Skull Bones Shift Due to Pressure

Both external & internal forces can shift our skull bones

In my last post, I introduced you to the origins of craniosacral therapy through Dr. William Garner Sutherland’s discovery in the early 1900’s that our skull bones shift throughout our lives. But that still leaves the question of what causes the shifting of the facial or skull bones or causes the sutures in between these bones to jam.

The core cause of this shifting is that some force is applied on the skull bones. This force can come from either external or internal forces.

The external forces include traumatic events such as:

  • Labor and delivery
  • Fall on the head
  • Banging the head into doors, walls, cabinets, and other objects
  • Contact sport involving head trauma
  • Other sports accidents
  • Car accidents
  • Trauma to the face

But even day to day activities can cause enough force, over time, to cause shifting. Some examples include:

  • Tension in muscles directly attaching to the head, such as facial or neck muscles
  • Poor posture while reading, or doing desk/computer work
  • Poorly fitting dentures or eye glasses
  • Braces on teeth
  • Head covering that is too tight

Shifting can also occur from forces internal in our bodies.

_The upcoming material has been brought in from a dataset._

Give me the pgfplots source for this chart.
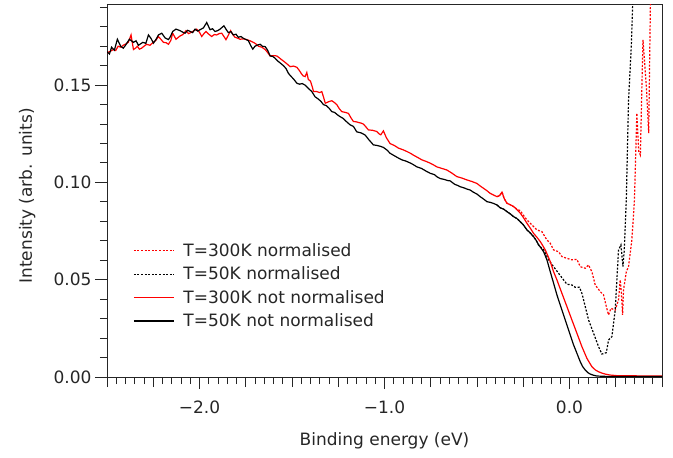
\documentclass[border=0pt]{standalone}
\usepackage{pgfplots}
\pgfplotsset{compat=1.18}
\usepackage{fontspec}
\setmainfont{DejaVu Sans}
\newcommand{\ff}{\fontsize{17}{20}\selectfont}

\pgfplotstableread{
x y
-2.500 0.1672
-2.487 0.1660
-2.475 0.1695
-2.460 0.1680
-2.444 0.1736
-2.426 0.1700
-2.412 0.1690
-2.400 0.1705
-2.379 0.1736
-2.357 0.1720
-2.343 0.1728
-2.330 0.1705
-2.306 0.1720
-2.290 0.1715
-2.276 0.1758
-2.262 0.1740
-2.249 0.1716
-2.235 0.1735
-2.222 0.1758
-2.204 0.1767
-2.186 0.1743
-2.168 0.1734
-2.157 0.1750
-2.145 0.1776
-2.127 0.1788
-2.105 0.1780
-2.090 0.1772
-2.078 0.1767
-2.064 0.1782
-2.050 0.1776
-2.037 0.1770
-2.024 0.1788
-2.010 0.1778
-1.997 0.1785
-1.979 0.1794
-1.961 0.1822
-1.943 0.1785
-1.930 0.1790
-1.916 0.1776
-1.902 0.1780
-1.889 0.1788
-1.868 0.1805
-1.855 0.1785
-1.844 0.1770
-1.830 0.1775
-1.817 0.1758
-1.803 0.1762
-1.790 0.1746
-1.776 0.1750
-1.763 0.1741
-1.750 0.1735
-1.736 0.1729
-1.724 0.1705
-1.712 0.1685
-1.700 0.1700
-1.690 0.1705
-1.672 0.1710
-1.660 0.1700
-1.645 0.1698
-1.632 0.1680
-1.618 0.1650
-1.605 0.1648
-1.591 0.1638
-1.578 0.1625
-1.564 0.1614
-1.546 0.1600
-1.532 0.1585
-1.519 0.1560
-1.505 0.1545
-1.490 0.1530
-1.474 0.1510
-1.460 0.1505
-1.445 0.1508
-1.429 0.1500
-1.410 0.1482
-1.393 0.1467
-1.375 0.1440
-1.360 0.1430
-1.345 0.1418
-1.330 0.1400
-1.315 0.1395
-1.300 0.1382
-1.285 0.1364
-1.270 0.1360
-1.255 0.1348
-1.240 0.1338
-1.225 0.1330
-1.205 0.1312
-1.186 0.1296
-1.168 0.1288
-1.150 0.1260
-1.128 0.1255
-1.105 0.1244
-1.085 0.1220
-1.060 0.1193
-1.040 0.1190
-1.020 0.1185
-1.006 0.1180
-0.985 0.1165
-0.970 0.1150
-0.952 0.1140
-0.930 0.1128
-0.906 0.1116
-0.885 0.1110
-0.861 0.1100
-0.845 0.1092
-0.825 0.1080
-0.800 0.1072
-0.775 0.1058
-0.753 0.1047
-0.730 0.1040
-0.715 0.1028
-0.699 0.1020
-0.675 0.1015
-0.660 0.1010
-0.645 0.1008
-0.620 0.0990
-0.605 0.0985
-0.591 0.0978
-0.570 0.0972
-0.555 0.0966
-0.537 0.0961
-0.520 0.0950
-0.500 0.0940
-0.483 0.0927
-0.465 0.0915
-0.446 0.0901
-0.430 0.0898
-0.410 0.0892
-0.392 0.0884
-0.375 0.0870
-0.355 0.0862
-0.338 0.0850
-0.320 0.0838
-0.302 0.0824
-0.285 0.0815
-0.266 0.0798
-0.248 0.0780
-0.230 0.0756
-0.212 0.0740
-0.194 0.0721
-0.180 0.0702
-0.167 0.0679
-0.153 0.0662
-0.140 0.0644
-0.122 0.0602
-0.104 0.0541
-0.086 0.0482
-0.068 0.0422
-0.050 0.0370
-0.032 0.0319
-0.014 0.0267
0.004 0.0216
0.022 0.0165
0.040 0.0122
0.058 0.0079
0.070 0.0055
0.085 0.0036
0.100 0.0022
0.112 0.0015
0.130 0.0009
0.148 0.0005
0.200 0.0003
0.300 0.0003
0.400 0.0003
0.500 0.0003
}\blacksolid

\pgfplotstableread{
x y
-2.500 0.1666
-2.480 0.1675
-2.466 0.1683
-2.453 0.1678
-2.440 0.1700
-2.425 0.1695
-2.412 0.1705
-2.398 0.1712
-2.385 0.1720
-2.370 0.1758
-2.357 0.1683
-2.346 0.1690
-2.336 0.1700
-2.325 0.1685
-2.313 0.1690
-2.300 0.1700
-2.286 0.1710
-2.268 0.1705
-2.250 0.1720
-2.236 0.1730
-2.222 0.1750
-2.208 0.1735
-2.195 0.1720
-2.180 0.1718
-2.168 0.1710
-2.155 0.1730
-2.145 0.1767
-2.127 0.1736
-2.115 0.1745
-2.105 0.1753
-2.090 0.1760
-2.073 0.1780
-2.060 0.1765
-2.047 0.1770
-2.030 0.1780
-2.015 0.1788
-2.000 0.1772
-1.988 0.1750
-1.976 0.1765
-1.965 0.1776
-1.950 0.1762
-1.934 0.1750
-1.920 0.1760
-1.907 0.1758
-1.893 0.1765
-1.880 0.1767
-1.868 0.1750
-1.857 0.1734
-1.845 0.1755
-1.832 0.1780
-1.820 0.1760
-1.808 0.1746
-1.795 0.1742
-1.781 0.1736
-1.763 0.1738
-1.745 0.1734
-1.727 0.1728
-1.709 0.1720
-1.695 0.1712
-1.681 0.1700
-1.663 0.1695
-1.645 0.1683
-1.632 0.1668
-1.618 0.1650
-1.600 0.1652
-1.582 0.1650
-1.568 0.1640
-1.555 0.1630
-1.541 0.1620
-1.528 0.1610
-1.510 0.1595
-1.492 0.1598
-1.474 0.1592
-1.460 0.1575
-1.450 0.1560
-1.440 0.1548
-1.429 0.1544
-1.420 0.1565
-1.412 0.1530
-1.400 0.1520
-1.390 0.1490
-1.384 0.1467
-1.366 0.1467
-1.350 0.1462
-1.339 0.1467
-1.330 0.1440
-1.320 0.1407
-1.302 0.1415
-1.285 0.1420
-1.270 0.1410
-1.258 0.1400
-1.245 0.1380
-1.231 0.1364
-1.212 0.1360
-1.195 0.1355
-1.180 0.1330
-1.168 0.1313
-1.154 0.1312
-1.140 0.1308
-1.127 0.1305
-1.114 0.1300
-1.100 0.1285
-1.087 0.1270
-1.065 0.1268
-1.042 0.1262
-1.030 0.1250
-1.020 0.1245
-1.006 0.1265
-0.990 0.1230
-0.980 0.1215
-0.970 0.1200
-0.947 0.1190
-0.924 0.1176
-0.900 0.1168
-0.879 0.1159
-0.860 0.1150
-0.843 0.1140
-0.820 0.1128
-0.798 0.1116
-0.775 0.1108
-0.753 0.1099
-0.735 0.1090
-0.717 0.1080
-0.690 0.1072
-0.663 0.1064
-0.636 0.1048
-0.609 0.1030
-0.580 0.1022
-0.555 0.1013
-0.528 0.1005
-0.501 0.0995
-0.483 0.0982
-0.465 0.0970
-0.447 0.0958
-0.429 0.0944
-0.410 0.0935
-0.392 0.0927
-0.378 0.0932
-0.365 0.0950
-0.352 0.0915
-0.338 0.0893
-0.320 0.0885
-0.302 0.0876
-0.284 0.0860
-0.266 0.0842
-0.248 0.0818
-0.230 0.0790
-0.212 0.0765
-0.194 0.0738
-0.176 0.0718
-0.158 0.0696
-0.145 0.0676
-0.131 0.0653
-0.118 0.0625
-0.104 0.0593
-0.086 0.0541
-0.068 0.0499
-0.041 0.0430
-0.014 0.0362
0.013 0.0293
0.040 0.0225
0.067 0.0156
0.094 0.0096
0.121 0.0053
0.140 0.0036
0.157 0.0027
0.175 0.0020
0.193 0.0015
0.220 0.0010
0.256 0.0007
0.350 0.0006
0.500 0.0005
}\redsolid

\pgfplotstableread{
x y
-0.392 0.0884
-0.375 0.0870
-0.355 0.0862
-0.338 0.0850
-0.320 0.0838
-0.302 0.0824
-0.285 0.0815
-0.266 0.0798
-0.248 0.0780
-0.230 0.0756
-0.212 0.0740
-0.194 0.0721
-0.180 0.0702
-0.167 0.0679
-0.153 0.0664
-0.140 0.0655
-0.113 0.0602
-0.086 0.0567
-0.059 0.0533
-0.032 0.0499
-0.014 0.0477
0.013 0.0473
0.031 0.0461
0.054 0.0461
0.067 0.0430
0.085 0.0362
0.103 0.0293
0.130 0.0225
0.157 0.0156
0.175 0.0118
0.199 0.0125
0.211 0.0190
0.229 0.0207
0.247 0.0344
0.265 0.0653
0.278 0.0679
0.289 0.0567
0.296 0.0653
0.307 0.0910
0.319 0.1420
0.334 0.1700
0.341 0.1900
0.346 0.2100
}\blackdot

\pgfplotstableread{
x y
-0.392 0.0927
-0.378 0.0932
-0.365 0.0950
-0.352 0.0915
-0.338 0.0893
-0.320 0.0885
-0.302 0.0876
-0.284 0.0862
-0.266 0.0855
-0.248 0.0830
-0.230 0.0807
-0.203 0.0781
-0.176 0.0756
-0.149 0.0747
-0.122 0.0704
-0.104 0.0687
-0.086 0.0653
-0.059 0.0644
-0.041 0.0619
-0.014 0.0610
0.013 0.0602
0.040 0.0605
0.058 0.0567
0.085 0.0559
0.103 0.0576
0.121 0.0541
0.139 0.0473
0.166 0.0439
0.184 0.0422
0.199 0.0362
0.211 0.0319
0.224 0.0353
0.247 0.0344
0.265 0.0396
0.274 0.0499
0.280 0.0439
0.287 0.0319
0.292 0.0447
0.307 0.0541
0.319 0.0567
0.337 0.0704
0.351 0.0910
0.364 0.1356
0.374 0.1160
0.383 0.1141
0.397 0.1733
0.415 0.1500
0.428 0.1253
0.437 0.1900
0.441 0.2100
}\reddot

\begin{document}
\begin{tikzpicture}
\begin{axis}[
  scale only axis,
  width=555pt, height=372pt,
  xmin=-2.5, xmax=0.5,
  ymin=0, ymax=0.1912,
  axis line style={line width=1pt, draw=black!85},
  tick pos=left,
  tick align=outside,
  tick style={line width=1pt, black!85},
  xtick={-2,-1,0},
  xticklabels={−2.0,−1.0,0.0},
  minor xtick={-2.45,-2.4,-2.35,-2.3,-2.2,-2.15,-2.1,-2.05,-1.95,-1.9,-1.85,-1.8,-1.7,-1.65,-1.6,-1.55,-1.45,-1.4,-1.35,-1.3,-1.2,-1.15,-1.1,-1.05,-0.95,-0.9,-0.85,-0.8,-0.7,-0.65,-0.6,-0.55,-0.45,-0.4,-0.35,-0.3,-0.2,-0.15,-0.1,-0.05,0.05,0.1,0.15,0.2,0.3,0.35,0.4,0.45},
  extra x ticks={-2.5,-2.25,-1.75,-1.5,-1.25,-0.75,-0.5,-0.25,0.25,0.5},
  extra x tick labels={},
  extra x tick style={major tick length=10pt},
  ytick={0,0.05,0.1,0.15},
  minor ytick={0.01,0.02,0.03,0.04,0.06,0.07,0.08,0.09,0.11,0.12,0.13,0.14,0.16,0.17,0.18,0.19},
  major tick length=12pt,
  minor tick length=7pt,
  yticklabel style={/pgf/number format/.cd, fixed, fixed zerofill, precision=2},
  xticklabel style={yshift=-8pt},
  /pgf/number format/assume math mode=true,
  tick label style={font=\ff, text=black!85},
  label style={font=\ff, text=black!85},
  xlabel={Binding energy (eV)},
  ylabel={Intensity (arb. units)},
  xlabel style={at={(axis description cs:0.5,-0.172)}, anchor=center},
  ylabel style={at={(axis description cs:-0.144,0.487)}, anchor=center},
  legend style={draw=none, fill=none, font=\ff, text=black!85,
    at={(axis description cs:0.047,0.362)}, anchor=north west,
    row sep=7pt, inner sep=0pt, nodes={inner sep=1pt},
    /tikz/every odd column/.append style={column sep=8pt}},
  legend cell align=left,
  legend image code/.code={\draw[#1] (0pt,0pt) -- (40pt,0pt);},
]
\coordinate (SW) at (rel axis cs:0,0);
\coordinate (NE) at (rel axis cs:1,1);
\addplot[red, line width=1.2pt, dash pattern=on 2pt off 1.6pt] table[x=x,y=y] {\reddot};
\addlegendentry{T=300K normalised}
\addplot[black, line width=1.2pt, dash pattern=on 2pt off 1.6pt] table[x=x,y=y] {\blackdot};
\addlegendentry{T=50K normalised}
\addplot[red, line width=1.2pt] table[x=x,y=y] {\redsolid};
\addlegendentry{T=300K not normalised}
\addplot[black, line width=1.2pt] table[x=x,y=y] {\blacksolid};
\addlegendentry{T=50K not normalised}
\end{axis}
\pgfresetboundingbox
\path[use as bounding box] ([shift={(-107pt,-80pt)}]SW) rectangle ([shift={(11pt,5pt)}]NE);
\end{tikzpicture}
\end{document}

Some examples of internal forces include:

  • Traction on the membranes that cover the inside of the skull and the entire brain and spinal cord as one unit
  • Hydrocephalus
  • Tumor of the brain
  • Hematomas (blood masses) from accidents or hemorrhagic stroke
  • Whiplash injuries
  • Chronic sinusitis
  • Dental abscess

Our heads are like a three-dimensional puzzle

How does trauma to the face affect the skull bones or trauma to the head affect the facial bones?

Imagine the head and face as a movable three-dimensional puzzle with each of the bones being one of the puzzle pieces.  Putting pressure on one of the pieces will cause the other pieces will to move a bit to accommodate this pressure, resulting in some distortion of the original shape.  Even though our eyes may not be able to see this change, or our hands feel this change, the effect on our health and how we feel may be quite substantial.

Why is that?  The head houses the brain, which is entirely made up of nerve tissue.  This bundle of nerves governs how we feel, perceive, and ultimately experience life.

The brain and spinal cord are encased as one unit in a three-layered membrane system called meninges.  These meninges attach to the inside of the skull bones, the first two neck vertebrae, and the sacrum.